En otro artículo (1) les comentaba que el
perro en particular y las otras mascotas en general, se ganan el sustento (las
alimentamos, damos alojamiento, paseos, etc.) porque nos entregan el servicio
de aceptar nuestros olores más impopulares.
Si sólo contáramos con los recursos que la
naturaleza le entrega (instala) a nuestra especie, no tendríamos asco.
Esta reacción que tenemos ante ciertos
estímulos, es aprendida.
Aunque parezca muy desvinculado, los humanos
necesitamos tener asco para poder integrarnos al sistema de convivencia que
hemos inventado desde hace miles de años.
El aprendizaje de esta reacción automática,
pasa a funcionar con la misma eficacia de una reacción instintiva: tanto
parpadeamos cuando sentimos una explosión como fruncimos la nariz mientras nos
alejamos de un olor desagradable.
Nuestro sistema de convivencia tiene como uno
de sus ejes centrales la prohibición del incesto.
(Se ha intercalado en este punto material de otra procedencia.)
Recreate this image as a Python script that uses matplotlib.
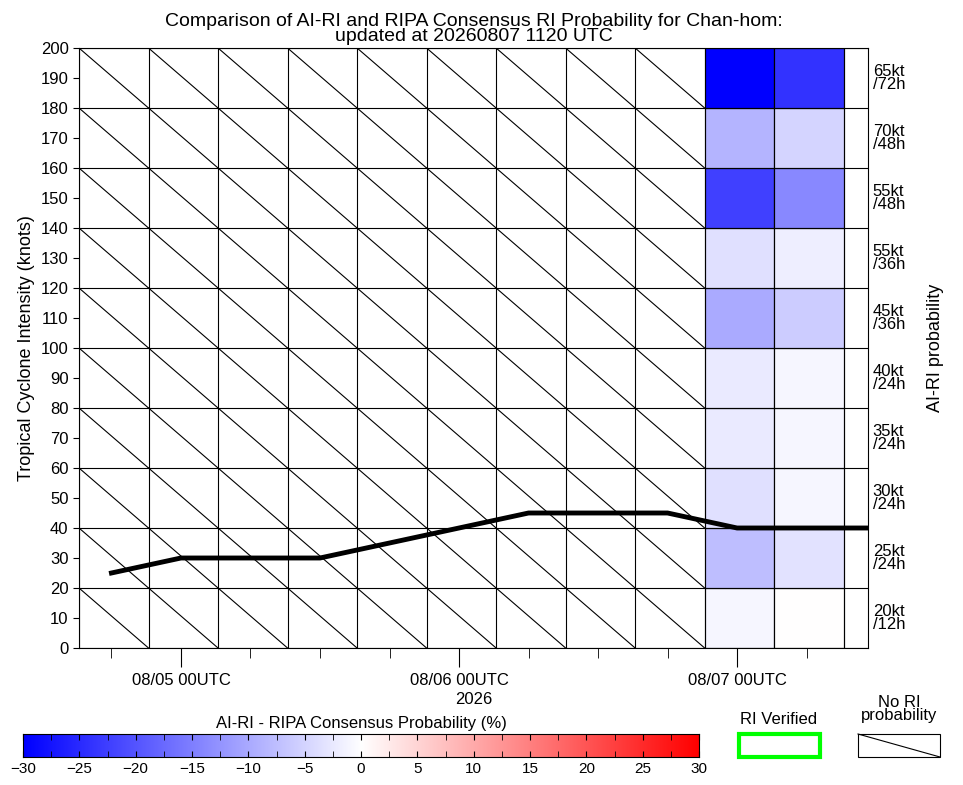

Por semejanza (afinidad, asociación), somos
adiestrados para inhibir los deseos sexuales, los que sólo podrán satisfacerse
fuera de la familia consanguínea (prohibición del incesto), en una relación
heterosexual y dentro de un vínculo permanente y monogámico (matrimonio).
El procedimiento más efectivo para que podamos
inhibir nuestra sexualidad, es inculcarnos el asco.
Esta reacción que aprendemos, es muy
resistente a los cambios y los adultos conservamos casi intacta la educación
higiénica que recibimos en la niñez.
Por este motivo, nuestros padres y cuidadores
no podrán evitar imponernos (con diferentes grados de intolerancia) eso que
ellos tanto necesitan: no tocar excrementos, bañarse, evitar malos olores.
Para lograr estos objetivos (reprimirnos
sexualmente mediante el desarrollo del asco), hacen falta recursos materiales:
un baño con agua corriente, pisos lavables, jabón, antisudoral.
En las clases sociales donde estos elementos
escasean, el asco es una reacción mucho menos enérgica, la sexualidad está
menos inhibida y se reproducen con más facilidad.